Think the Greek myths are dry and dull? Try seeing them brought to life in a glistening pool of water, set into the stage just yards from your feet. Mary Zimmerman’s play Metamorphoses does just that, transforming old into new while retaining all of the humor, pathos, and truths of Ovid’s original stories, originally crafted over two thousand years ago.

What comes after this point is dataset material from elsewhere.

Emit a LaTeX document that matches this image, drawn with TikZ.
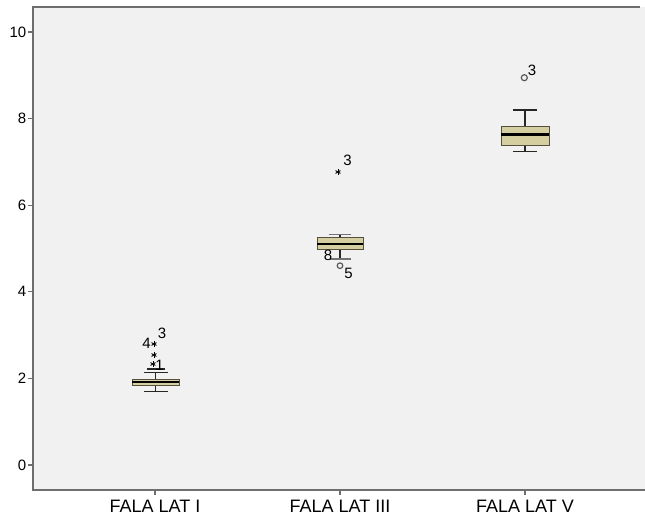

Ovid’s stories themselves explore transformation in many guises and of many natures: that the gods decree Midas’s touch to transform all into gold; or that they likewise are themselves transformed from their self-images into something less impressive. This latter alteration is hilariously depicted in the now-famous scene of a teenage celebrity Phaeton describing his joy-ride in Dad’s chariot to his therapist. Each quick scene—the play explores roughly a dozen of Ovid’s stories in all—calls up another approach and another metamorphoses to consider. By updating the tales to modern days, certain aspects of the gods’ roles shift in unexpected and often amusing ways: Hermes, the messenger of the gods, changes from fleet-footed, winged-helmeted youth into a bike messenger, and Midas becomes the ultimate corporate businessman.
Other mortals and gods you’ll discover within the play include the tragic lovers Orpheus and Euridice (in two different approaches, one of them drawn from Rainer Maria Rilke); the desperately hungry Erysichthon; the incestuous Cinyras and his daughter Myrrha, punished by Aphrodite for failing to select a suitor; and happy couple Eros and Psyche.
Perfectly suited for Playhouse in the Park’s proscenium thrust stage, which will put the audience just feet from the water-filled pool central to the play’s set, Metamorphoses is a captivating enchantment, full of quirky imagery and creativity. The pool itself fills many roles: Californian swimming pool, limpid pond, raging sea, luxurious bed. (Those seated ion the front row be warned: you may be a little damp by the end of the evening.) A small cast in which each actor takes on several roles adds to the atmosphere of change on the stage, and helps create an intimate feeling even in a larger theatre.
Metamorphoses runs about ninety minutes and does contain nudity, mild adult language and sexual references, though student matinee performances will alter one scene that contains full male nudity. This play has been performed across the country to the highest acclaim and is ideal for adults and mature teens.